Gov. Greg Abbott of Texas said late Saturday that the camp had been “horrendously ravaged” by flooding from the adjacent Guadalupe River in ways he had not seen in other natural disasters, and that the rushing waters had reached the tops of cabins. “We won’t stop until we find every girl who was in those cabins,” he said on social media.


The rain continued to fall across central Texas on Sunday afternoon, with scattered thunderstorms bringing yet another chance for downpours to the Guadalupe River Basin. Up to 2 inches of rain was possible in the basin Sunday, potentially enough to cause more flooding, said Bob Fogarty, a meteorologist at the weather service’s office for Austin, San Antonio and the surrounding area. “It’s just a question of where the rain falls,” he said.


Here’s what else to know:


— Death toll: At least 59 of those killed in the floods, including at least 21 children, were in Kerr County, northwest of San Antonio. Elsewhere in Texas, four people were killed in Travis County, three in Burnet County, two in Kendall County, one in Tom Green County and one in Williamson County, authorities said. Dozens of people were still missing, including as many as 13 in Travis County, which includes Austin.

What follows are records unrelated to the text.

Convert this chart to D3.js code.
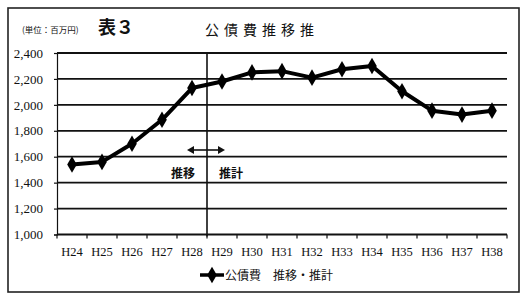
<!DOCTYPE html>
<html>
<head>
<meta charset="utf-8">
<script src="https://cdn.jsdelivr.net/npm/d3@7/dist/d3.min.js"></script>
<style>
  body { margin: 0; background: #fff; }
  svg text { font-family: "Noto Sans CJK JP", sans-serif; fill: #111; }
  svg text.num { font-family: "Liberation Serif", "DejaVu Serif", serif; }
</style>
</head>
<body>
<div id="chart"></div>
<script>
// data
var years = ["H24", "H25", "H26", "H27", "H28", "H29", "H30", "H31", "H32", "H33", "H34", "H35", "H36", "H37", "H38"];
var debtCost = [1540, 1560, 1700, 1885, 2130, 2180, 2250, 2260, 2210, 2275, 2300, 2105, 1955, 1925, 1955];
var yTicks = [1000, 1200, 1400, 1600, 1800, 2000, 2200, 2400];

var W = 532, H = 301;
var plotL = 57, plotR = 507, plotT = 53, plotB = 234.5;

var svg = d3.select('#chart').append('svg')
    .attr('width', W)
    .attr('height', H);

svg.append('rect').attr('width', W).attr('height', H).attr('fill', '#fff');

// outer frame
svg.append('rect')
    .attr('x', 8).attr('y', 8)
    .attr('width', 511).attr('height', 284)
    .attr('fill', 'none')
    .attr('stroke', '#222')
    .attr('stroke-width', 1.6);

var x = d3.scaleBand().domain(years).range([plotL, plotR]);
var y = d3.scaleLinear().domain([1000, 2400]).range([plotB, plotT]);

// gridlines
svg.append('g').selectAll('line')
    .data(yTicks.slice(1))
    .enter().append('line')
    .attr('x1', plotL).attr('x2', plotR)
    .attr('y1', function (d) { return y(d); })
    .attr('y2', function (d) { return y(d); })
    .attr('stroke', '#111')
    .attr('stroke-width', 1.8);

// y axis
var yAxis = svg.append('g')
    .attr('transform', 'translate(' + plotL + ',0)')
    .call(d3.axisLeft(y).tickValues(yTicks).tickSize(3).tickFormat(d3.format(',')));
yAxis.select('.domain').attr('stroke', '#111').attr('stroke-width', 1.2);
yAxis.selectAll('.tick line').attr('stroke', '#111').attr('stroke-width', 1.2);
yAxis.selectAll('text')
    .attr('class', 'num')
    .attr('x', -14)
    .style('font-size', '13px')
    .attr('fill', '#111');

// x axis with ticks at band edges
var xAxisG = svg.append('g').attr('transform', 'translate(0,' + plotB + ')');
xAxisG.append('line')
    .attr('x1', plotL).attr('x2', plotR)
    .attr('stroke', '#111').attr('stroke-width', 1.8);
var edges = years.map(function (d) { return x(d); }).concat([plotR]);
xAxisG.selectAll('line.tk')
    .data(edges)
    .enter().append('line')
    .attr('class', 'tk')
    .attr('x1', function (d) { return d; }).attr('x2', function (d) { return d; })
    .attr('y1', 0).attr('y2', 4)
    .attr('stroke', '#111').attr('stroke-width', 1.2);
xAxisG.selectAll('text')
    .data(years)
    .enter().append('text')
    .attr('class', 'num')
    .attr('x', function (d) { return x(d) + x.bandwidth() / 2; })
    .attr('y', 21)
    .attr('text-anchor', 'middle')
    .style('font-size', '12.5px')
    .text(function (d) { return d; });

// divider between actual and estimate
var divX = x('H29');
svg.append('line')
    .attr('x1', divX).attr('x2', divX)
    .attr('y1', plotT).attr('y2', plotB + 2)
    .attr('stroke', '#111').attr('stroke-width', 1.6);

// double arrow
var ay = 150;
svg.append('line')
    .attr('x1', divX - 17).attr('x2', divX + 15)
    .attr('y1', ay).attr('y2', ay)
    .attr('stroke', '#111').attr('stroke-width', 1.6);
svg.append('path')
    .attr('d', 'M' + (divX - 20) + ',' + ay + 'l7,-4l0,8z')
    .attr('fill', '#111');
svg.append('path')
    .attr('d', 'M' + (divX + 18) + ',' + ay + 'l-7,-4l0,8z')
    .attr('fill', '#111');
svg.append('text')
    .attr('x', divX - 24).attr('y', 178)
    .attr('text-anchor', 'middle')
    .style('font-size', '12px').style('font-weight', 'bold')
    .text('推移');
svg.append('text')
    .attr('x', divX + 24).attr('y', 178)
    .attr('text-anchor', 'middle')
    .style('font-size', '12px').style('font-weight', 'bold')
    .text('推計');

// series line
var line = d3.line()
    .x(function (d, i) { return x(years[i]) + x.bandwidth() / 2; })
    .y(function (d) { return y(d); });
svg.append('path')
    .datum(debtCost)
    .attr('d', line)
    .attr('fill', 'none')
    .attr('stroke', '#000')
    .attr('stroke-width', 4)
    .attr('stroke-linejoin', 'round');

var diamond = d3.symbol().type(d3.symbolDiamond).size(80);
svg.selectAll('.pt')
    .data(debtCost)
    .enter().append('path')
    .attr('class', 'pt')
    .attr('d', diamond)
    .attr('transform', function (d, i) {
        return 'translate(' + (x(years[i]) + x.bandwidth() / 2) + ',' + y(d) + ')';
    })
    .attr('fill', '#000');

// titles
svg.append('text')
    .attr('x', 22).attr('y', 33)
    .style('font-size', '8.5px')
    .text('(単位：百万円)');
svg.append('text')
    .attr('x', 98).attr('y', 34)
    .style('font-size', '18px').style('font-weight', 'bold')
    .text('表３');
svg.append('text')
    .attr('x', 205).attr('y', 35)
    .style('font-size', '14px')
    .style('letter-spacing', '5px')
    .text('公債費推移推');

// legend
var ly = 275;
svg.append('line')
    .attr('x1', 200).attr('x2', 224)
    .attr('y1', ly).attr('y2', ly)
    .attr('stroke', '#000').attr('stroke-width', 3.5);
svg.append('path')
    .attr('d', diamond)
    .attr('transform', 'translate(212,' + ly + ')')
    .attr('fill', '#000');
svg.append('text')
    .attr('x', 225).attr('y', ly + 5)
    .style('font-size', '12px')
    .text('公債費　推移・推計');
</script>
</body>
</html>
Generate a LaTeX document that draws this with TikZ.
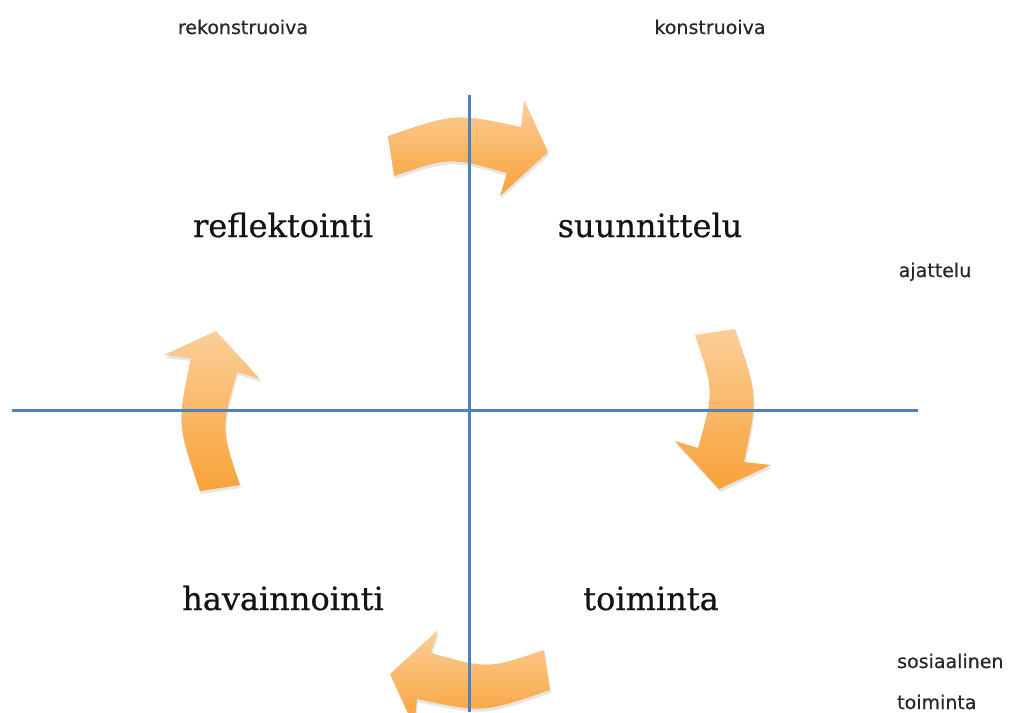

— The victims: As the death toll rose, investigators were trying to identify victims. Among them were 8-year-old and 9-year-old campers, and a 27-year-old man who died trying to save his family by punching a window through their trailer so they could escape the rising waters.


— An agonizing wait: The wait for news of the missing campers has been agonizing for the camp’s tight-knit community of parents and alumni.


— Accountability questions: Crucial positions at the local offices of the weather service were unfilled, prompting some experts to question whether staffing shortages made it harder for the agency to coordinate with local emergency managers as floodwaters rose.